First off I am all in on Google - whatever you might think of their privacy policies and tracking methods they provide many useful and free services to help companies sell products online.
It's very easy to crack on and hook up Google Tag Manager, Search Console, Analytics and Ads to a website, but at some point you will need to figure out what is important for you to track and customise your setup to make sure you have the data you need.
For example, an e-commerce site is going to have additional and different data points to track compared to a news website. You will need to expose what items are in a basket and their value at checkout at a minimum if you are going to do any meaningful conversion tracking. You could then expand that to include any "add to basket" actions a user has taken, or a users email so you can add them to a negative remarketing list once they have purchased a product.
Most e-commerce platforms will have a place to insert HTML into pages, so you can easily load scripts such as Google Tag Manager, and then load anything else you need in through Tag Manager.
Pretty obvious as it's ubiquitous. My oh my what a lot of data Google collects from us all! Google Analytics is everywhere because it is the best free analytics package.
It also integrates seamlessly with all the other Google webmaster tools below.
I use this chrome extension so I don't track myself in my own analytics if I don't have a static IP to exclude.
Google Search Console
The first thing I would setup is Google's updated Webmaster Tools.
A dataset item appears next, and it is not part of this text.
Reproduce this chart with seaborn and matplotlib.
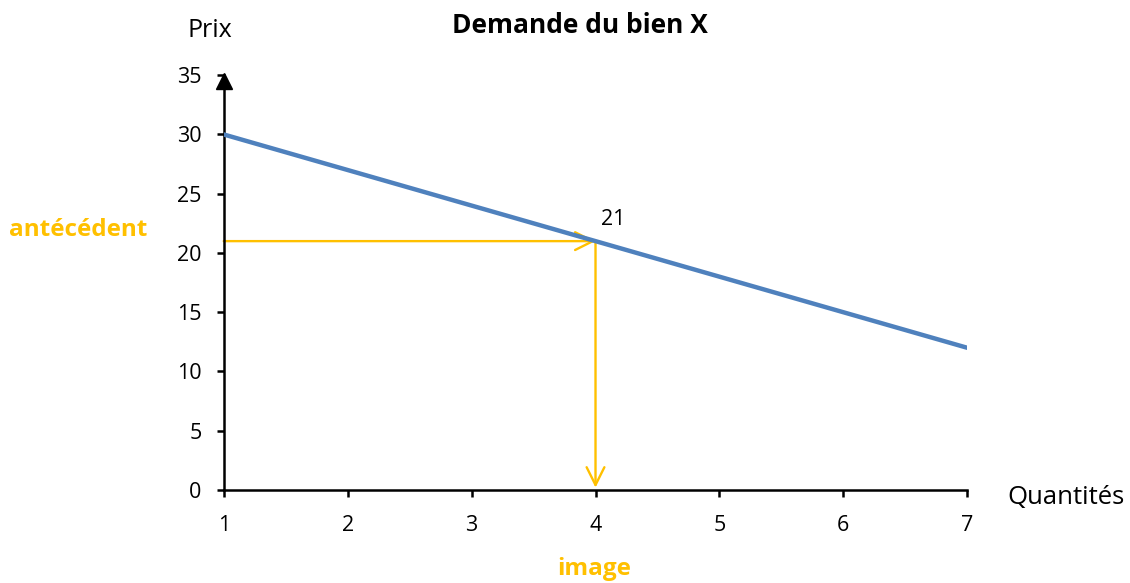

It gives you a few basic tools you will need and some tools you definitely need if you care about ranking organically on Google.
It's super easy to connect a site, just enter a TXT record in the DNS of the domain to verify ownership.
Google Tag Manager
GTM was a revelation to me when I first started using it in 2014. With a busy e-commerce site and lots of 3rd party services for reviews, tracking, CRM etc it is much easier to manage through GTM rather than hardcoding into the head or pasting lots of scripts into an admin panel.
Setting up GTM is as simple as creating an account by linking a Google account, creating a container for the website and pasting the code snippet into the appropriate section in the site CMS or directly into the head template.
For this Ghost powered blog I could have pasted it into the Code Injections section of the Ghost admin panel, but I chose to edit the default Casper theme instead. I probably should be creating a child theme here but this is dev.
For a simple site like this GTM is probably overkill (one script loaded through it so far) but for a busy e-commerce site it is very useful when testing new features like site chats or adding remarketing scripts.
There was much more setup involved for a Magento e-commerce site as I had to create a decent data-layer first, so Magento could pass GTM data.
The versioning is very useful and allows to you quickly enable and disable features.
Analyse, predict then test ideas on your website to drive conversion.
Optimize is natively integrated with Google Analytics, so you can quickly understand how your website can be improved.
Google Data Studio
Google Data Studio is a powerful tool to pull together data from different online and on-prem resources and combines them into a dashboard.
You may want to look at a connector to help pull your data sources in such as Supermetrics.
Google Web Dev
A brilliant resource for web devs and webmasters. The measure tool seems faster and more stable than their pagespeed tool (although isn't as in-depth) but gives you a traffic light overview of how Google views your website.
Google uses site speed as an organic ranking signal, and a faster site also results in a higher conversion rate
I use their measure tool daily for a quick check on a web page:
Cloudflare provide protection, caching, DNS and much for for websites. Their free plan has SSL, DNS and use of their CDN.